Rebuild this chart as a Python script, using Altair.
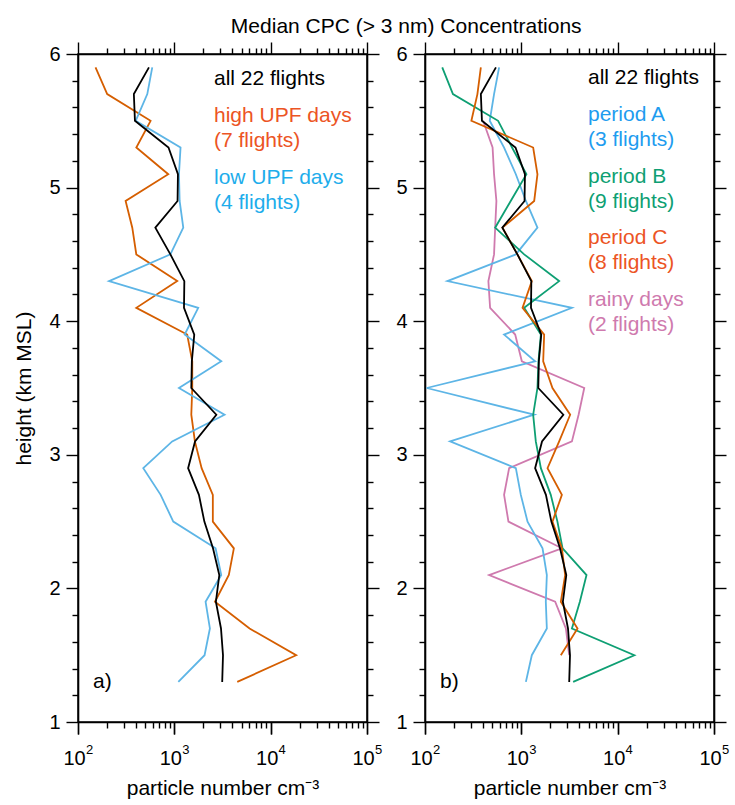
---
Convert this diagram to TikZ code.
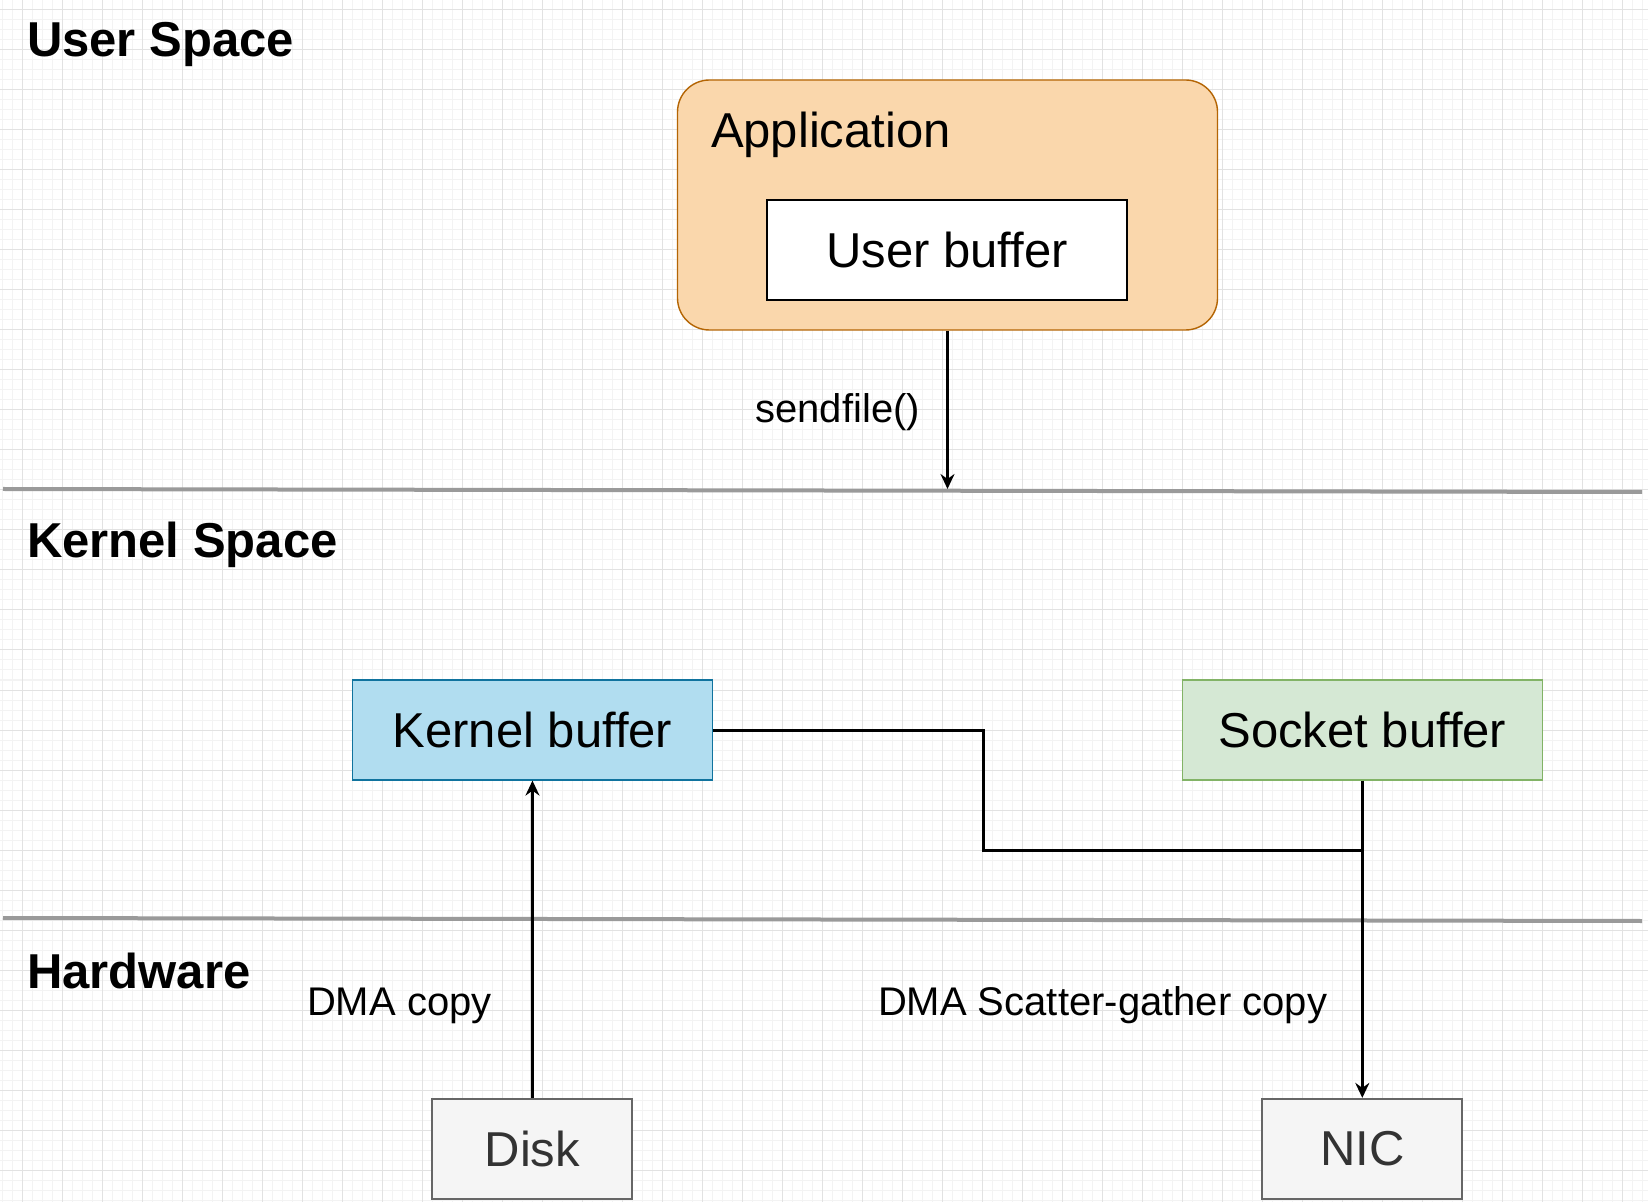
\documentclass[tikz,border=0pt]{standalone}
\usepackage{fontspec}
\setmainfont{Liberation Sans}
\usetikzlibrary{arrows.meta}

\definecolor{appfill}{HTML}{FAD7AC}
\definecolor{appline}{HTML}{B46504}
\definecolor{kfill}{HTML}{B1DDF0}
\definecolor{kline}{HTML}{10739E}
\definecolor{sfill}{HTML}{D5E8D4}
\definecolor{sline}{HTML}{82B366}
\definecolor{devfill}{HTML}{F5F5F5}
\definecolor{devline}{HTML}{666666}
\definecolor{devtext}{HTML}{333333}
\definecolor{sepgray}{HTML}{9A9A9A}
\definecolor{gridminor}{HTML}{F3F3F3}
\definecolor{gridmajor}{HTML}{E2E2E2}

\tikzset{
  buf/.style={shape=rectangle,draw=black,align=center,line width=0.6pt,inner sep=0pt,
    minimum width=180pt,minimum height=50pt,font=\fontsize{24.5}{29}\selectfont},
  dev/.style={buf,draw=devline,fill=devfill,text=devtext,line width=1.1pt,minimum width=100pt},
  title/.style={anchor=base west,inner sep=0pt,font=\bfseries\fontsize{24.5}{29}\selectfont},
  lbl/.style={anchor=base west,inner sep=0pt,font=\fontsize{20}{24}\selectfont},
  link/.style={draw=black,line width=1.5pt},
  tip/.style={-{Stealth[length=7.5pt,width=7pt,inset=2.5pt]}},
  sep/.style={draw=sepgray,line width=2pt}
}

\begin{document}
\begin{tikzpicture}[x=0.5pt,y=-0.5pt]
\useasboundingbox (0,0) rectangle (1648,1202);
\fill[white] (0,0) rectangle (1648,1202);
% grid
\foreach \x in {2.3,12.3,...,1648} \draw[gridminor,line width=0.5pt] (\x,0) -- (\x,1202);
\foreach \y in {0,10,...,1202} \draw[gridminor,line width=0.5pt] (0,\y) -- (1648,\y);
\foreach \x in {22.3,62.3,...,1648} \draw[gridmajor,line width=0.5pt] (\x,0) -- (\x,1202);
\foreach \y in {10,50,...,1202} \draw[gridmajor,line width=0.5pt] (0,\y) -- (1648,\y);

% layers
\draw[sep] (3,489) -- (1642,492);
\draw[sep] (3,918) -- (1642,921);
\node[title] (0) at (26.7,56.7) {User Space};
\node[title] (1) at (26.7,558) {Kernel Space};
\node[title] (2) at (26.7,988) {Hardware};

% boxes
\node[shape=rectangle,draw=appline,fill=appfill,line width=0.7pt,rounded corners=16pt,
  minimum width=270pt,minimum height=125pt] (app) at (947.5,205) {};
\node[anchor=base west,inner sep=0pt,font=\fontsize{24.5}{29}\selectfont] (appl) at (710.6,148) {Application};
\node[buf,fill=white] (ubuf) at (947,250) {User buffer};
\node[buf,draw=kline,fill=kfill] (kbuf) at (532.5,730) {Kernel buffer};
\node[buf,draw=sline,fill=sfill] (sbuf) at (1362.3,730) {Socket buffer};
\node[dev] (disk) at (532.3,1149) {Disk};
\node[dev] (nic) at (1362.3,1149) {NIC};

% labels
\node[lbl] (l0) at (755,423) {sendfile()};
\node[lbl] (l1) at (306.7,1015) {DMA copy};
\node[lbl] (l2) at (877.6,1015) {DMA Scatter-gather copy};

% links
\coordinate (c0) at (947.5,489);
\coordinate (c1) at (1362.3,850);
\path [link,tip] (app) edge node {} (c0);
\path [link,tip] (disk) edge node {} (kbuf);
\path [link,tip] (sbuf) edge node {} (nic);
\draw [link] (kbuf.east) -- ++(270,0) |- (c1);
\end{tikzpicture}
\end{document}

STATED EXERCISE.
Using the data above, print only the lines starting at the one with "Convert this diagram to TikZ code." and ending at the one with "(2) at (26.7,988)", exactly as they stand, minus the pictures.

ANSWER TO THIS EXERCISE.
Convert this diagram to TikZ code.
\documentclass[tikz,border=0pt]{standalone}
\usepackage{fontspec}
\setmainfont{Liberation Sans}
\usetikzlibrary{arrows.meta}

\definecolor{appfill}{HTML}{FAD7AC}
\definecolor{appline}{HTML}{B46504}
\definecolor{kfill}{HTML}{B1DDF0}
\definecolor{kline}{HTML}{10739E}
\definecolor{sfill}{HTML}{D5E8D4}
\definecolor{sline}{HTML}{82B366}
\definecolor{devfill}{HTML}{F5F5F5}
\definecolor{devline}{HTML}{666666}
\definecolor{devtext}{HTML}{333333}
\definecolor{sepgray}{HTML}{9A9A9A}
\definecolor{gridminor}{HTML}{F3F3F3}
\definecolor{gridmajor}{HTML}{E2E2E2}

\tikzset{
  buf/.style={shape=rectangle,draw=black,align=center,line width=0.6pt,inner sep=0pt,
    minimum width=180pt,minimum height=50pt,font=\fontsize{24.5}{29}\selectfont},
  dev/.style={buf,draw=devline,fill=devfill,text=devtext,line width=1.1pt,minimum width=100pt},
  title/.style={anchor=base west,inner sep=0pt,font=\bfseries\fontsize{24.5}{29}\selectfont},
  lbl/.style={anchor=base west,inner sep=0pt,font=\fontsize{20}{24}\selectfont},
  link/.style={draw=black,line width=1.5pt},
  tip/.style={-{Stealth[length=7.5pt,width=7pt,inset=2.5pt]}},
  sep/.style={draw=sepgray,line width=2pt}
}

\begin{document}
\begin{tikzpicture}[x=0.5pt,y=-0.5pt]
\useasboundingbox (0,0) rectangle (1648,1202);
\fill[white] (0,0) rectangle (1648,1202);
% grid
\foreach \x in {2.3,12.3,...,1648} \draw[gridminor,line width=0.5pt] (\x,0) -- (\x,1202);
\foreach \y in {0,10,...,1202} \draw[gridminor,line width=0.5pt] (0,\y) -- (1648,\y);
\foreach \x in {22.3,62.3,...,1648} \draw[gridmajor,line width=0.5pt] (\x,0) -- (\x,1202);
\foreach \y in {10,50,...,1202} \draw[gridmajor,line width=0.5pt] (0,\y) -- (1648,\y);

% layers
\draw[sep] (3,489) -- (1642,492);
\draw[sep] (3,918) -- (1642,921);
\node[title] (0) at (26.7,56.7) {User Space};
\node[title] (1) at (26.7,558) {Kernel Space};
\node[title] (2) at (26.7,988) {Hardware};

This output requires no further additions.